The cows were presented at a ceremony attended by Maasai communal leaders. PHOTO / PHILIP KAMACHA

Oxford University has offered dozens of cows to Maasai families in Kenya for artefacts looted from the community during British colonial era and deposited at a museum in the institution in the UK.

The cultural objects are on display at the Pitt Rivers Museum and a Kenyan man, Samuel Sankiriaki, has petitioned the university to return them, according to Kenyan local reports.

Officials from the University of Oxford gave the Sululu, Saiyalels, Mosekas and Mpaima families 49 cows each, the reports say. Maasai community in southern Kenya is predominantly pastoralist.

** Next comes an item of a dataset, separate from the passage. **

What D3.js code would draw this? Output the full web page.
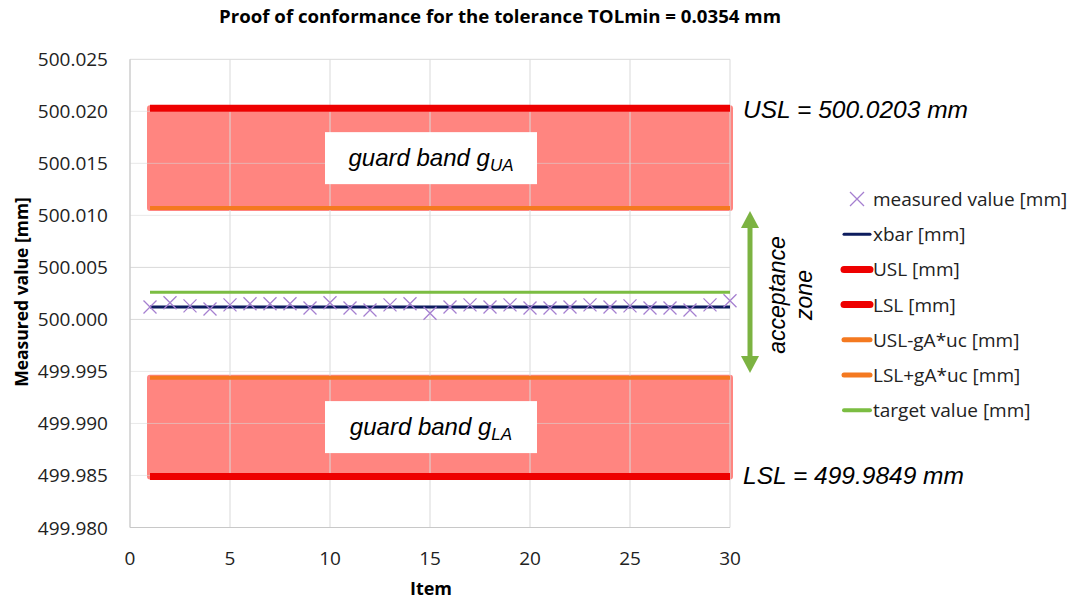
<!DOCTYPE html>
<html><head><meta charset="utf-8">
<script src="https://cdn.jsdelivr.net/npm/d3@7"></script>
<style>body{margin:0;background:#fff}svg{display:block}</style>
</head><body><svg id="c" width="1075" height="600"></svg>
<script>
const items = d3.range(1, 31);
const measured = [500.0012,500.0016,500.0013,500.0010,500.0014,500.0015,500.0015,500.0015,500.0011,500.0016,
  500.0011,500.0009,500.0014,500.0015,500.0006,500.0012,500.0014,500.0012,500.0014,500.0011,
  500.0011,500.0012,500.0014,500.0012,500.0013,500.0011,500.0011,500.0009,500.0014,500.0018];
const xbar = 500.0012, USL = 500.0203, LSL = 499.9849, USLg = 500.0107, LSLg = 499.9944, target = 500.0026;
const yTicks = [499.980,499.985,499.990,499.995,500.000,500.005,500.010,500.015,500.020,500.025];
const xTicks = [0,5,10,15,20,25,30];
const legendLabels = ["measured value [mm]","xbar [mm]","USL [mm]","LSL [mm]","USL-gA*uc [mm]","LSL+gA*uc [mm]","target value [mm]"];

const svg = d3.select("#c");
const F = "'Open Sans', 'Liberation Sans', sans-serif";
const IF = "'Liberation Sans', Arial, sans-serif";
const x = d3.scaleLinear().domain([0,30]).range([130,730]);
const y = d3.scaleLinear().domain([499.980,500.025]).range([527.5,59.3]);
const grid = "#d9d9d9";

// bands
const bands = [[USL, USLg],[LSLg, LSL]];
svg.selectAll("rect.band").data(bands).join("rect").attr("class","band")
  .attr("x", x(1)-3).attr("width", x(30)-x(1)+6)
  .attr("y", d=>y(d[0])-3).attr("height", d=>y(d[1])-y(d[0])+6)
  .attr("rx",3).attr("fill","#ff8580");

// gridlines
svg.append("g").selectAll("line").data(yTicks).join("line")
  .attr("x1",x(0)).attr("x2",x(30)).attr("y1",d=>y(d)).attr("y2",d=>y(d))
  .attr("stroke",grid).attr("stroke-width",1).attr("opacity",d=>(d>499.984&&d<499.996)||(d>500.009&&d<500.021)?0.55:1);
svg.append("g").selectAll("line").data(xTicks).join("line")
  .attr("y1",y(499.980)).attr("y2",y(500.025)).attr("x1",d=>x(d)).attr("x2",d=>x(d))
  .attr("stroke",grid);
svg.append("line").attr("x1",x(0)).attr("x2",x(30)).attr("y1",y(499.98)).attr("y2",y(499.98)).attr("stroke","#c8c8c8");
svg.append("line").attr("x1",x(0)).attr("x2",x(0)).attr("y1",y(499.98)).attr("y2",y(500.025)).attr("stroke","#c8c8c8");

// label boxes
const boxes = [{v:(USL+USLg)/2, main:"guard band g", sub:"UA"},{v:(LSL+LSLg)/2, main:"guard band g", sub:"LA"}];
boxes.forEach(b=>{
  const cy = y(b.v);
  svg.append("rect").attr("x",325).attr("width",212).attr("y",cy-26).attr("height",52).attr("fill","#fff");
  const t = svg.append("text").attr("x",431).attr("y",cy+8).attr("text-anchor","middle")
    .attr("font-family",IF).attr("font-style","italic").attr("font-size",24).attr("fill","#000");
  t.append("tspan").text(b.main);
  t.append("tspan").attr("font-size",17).attr("dy",5).text(b.sub);
});

// horizontal lines
const hl = [
  {v:USLg, c:"#f47920", w:4},{v:LSLg, c:"#f47920", w:4},
  {v:USL, c:"#ee0000", w:7},{v:LSL, c:"#ee0000", w:7},
  {v:target, c:"#7bbd42", w:3},{v:xbar, c:"#0d1c5e", w:3}
];
svg.selectAll("line.h").data(hl).join("line").attr("class","h")
  .attr("x1",x(1)).attr("x2",x(30)).attr("y1",d=>y(d.v)).attr("y2",d=>y(d.v))
  .attr("stroke",d=>d.c).attr("stroke-width",d=>d.w);

// markers
const s = 6.5;
svg.append("g").selectAll("path").data(measured).join("path")
  .attr("d",(d,i)=>{const cx=x(items[i]), cy=y(d);return `M${cx-s},${cy-s}L${cx+s},${cy+s}M${cx-s},${cy+s}L${cx+s},${cy-s}`;})
  .attr("stroke","#a57fd0").attr("stroke-width",1.3).attr("fill","none");

// axes labels
svg.append("g").selectAll("text").data(yTicks).join("text")
  .attr("x",108).attr("y",d=>y(d)+7).attr("text-anchor","end")
  .attr("font-family",F).attr("font-size",19).attr("fill","#222").text(d=>d.toFixed(3));
svg.append("g").selectAll("text").data(xTicks).join("text")
  .attr("x",d=>x(d)).attr("y",565).attr("text-anchor","middle")
  .attr("font-family",F).attr("font-size",19).attr("fill","#222").text(d=>d);
svg.append("text").attr("x",431).attr("y",595).attr("text-anchor","middle")
  .attr("font-family",F).attr("font-weight","bold").attr("font-size",18).text("Item");
svg.append("text").attr("transform","translate(28,292) rotate(-90)").attr("text-anchor","middle")
  .attr("font-family",F).attr("font-weight","bold").attr("font-size",17.5).text("Measured value [mm]");
svg.append("text").attr("x",500).attr("y",23).attr("text-anchor","middle")
  .attr("font-family",F).attr("font-weight","bold").attr("font-size",17.5)
  .attr("textLength",562).attr("lengthAdjust","spacingAndGlyphs")
  .text("Proof of conformance for the tolerance TOLmin = 0.0354 mm");

// USL / LSL annotation
svg.append("text").attr("x",743).attr("y",118).attr("font-family",IF).attr("font-style","italic").attr("font-size",24.5).text("USL = 500.0203 mm");
svg.append("text").attr("x",743).attr("y",y(LSL)+7).attr("font-family",IF).attr("font-style","italic").attr("font-size",24.5).text("LSL = 499.9849 mm");

// acceptance arrow
const ax = 750, ay1 = 211, ay2 = 373;
svg.append("line").attr("x1",ax).attr("x2",ax).attr("y1",ay1+14).attr("y2",ay2-14).attr("stroke","#7cb342").attr("stroke-width",5);
svg.append("path").attr("d",`M${ax-9},${ay1+17}L${ax},${ay1}L${ax+9},${ay1+17}Z`).attr("fill","#7cb342");
svg.append("path").attr("d",`M${ax-9},${ay2-17}L${ax},${ay2}L${ax+9},${ay2-17}Z`).attr("fill","#7cb342");
const at = svg.append("text").attr("transform",`translate(785,${(ay1+ay2)/2+3}) rotate(-90)`).attr("text-anchor","middle")
  .attr("font-family",IF).attr("font-style","italic").attr("font-size",23);
at.append("tspan").attr("x",0).attr("y",0).text("acceptance");
at.append("tspan").attr("x",0).attr("y",27).text("zone");

// legend
const lg = svg.append("g");
const lstyle = [null,{c:"#0d1c5e",w:3},{c:"#ee0000",w:7},{c:"#ee0000",w:7},{c:"#f47920",w:5},{c:"#f47920",w:5},{c:"#7bbd42",w:4}];
legendLabels.forEach((lab,i)=>{
  const ly = 199 + i*35.2;
  if(i===0){
    lg.append("path").attr("d",`M${857-7},${ly-7}L${857+7},${ly+7}M${857-7},${ly+7}L${857+7},${ly-7}`).attr("stroke","#a57fd0").attr("stroke-width",1.3);
  } else {
    lg.append("line").attr("x1",844).attr("x2",870).attr("y1",ly).attr("y2",ly).attr("stroke",lstyle[i].c).attr("stroke-width",lstyle[i].w).attr("stroke-linecap","round");
  }
  lg.append("text").attr("x",873).attr("y",ly+7).attr("font-family",F).attr("font-size",19).attr("fill","#222").text(lab);
});
</script></body></html>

A spokesman for the families told a local newspaper that they received the cows on Sunday but were still expecting adequate compensation for the cultural treasures.

Narok Governor Patrick Ntutu (in blue shirt) also attended the ceremony. PHOTO / PHILIP KAMACHA

'Culturally sensitive'

The gesture comes after Sankiriaki saw the artefacts during a visit at the museum five years ago.

The move by the University of Oxford is seen by some observers as an admission of responsibility in the artefacts looting matter.

Laura Van Broekhoeven, a director at Pitt Rivers Museum, is quoted as saying that only five Maasai artefacts at the institution were "identified as culturally sensitive family heirlooms."

The cows were distributed to four Maasai families. PHOTO / PHILIP KAMACHA

The clamour for repatriation of artworks and cultural objects stolen from Africa during the colonial period has been gathering momentum in recent years.

In April, Finland returned sacred stones taken away by missionaries from the Ovambo people in present day Namibia.

There has also been mounting pressure for return of thousands of cultural treasures looted by British troops from the Benin Kingdom in present day Nigeria in 1897 and then auctioned off in London and bought by some European countries and institutions.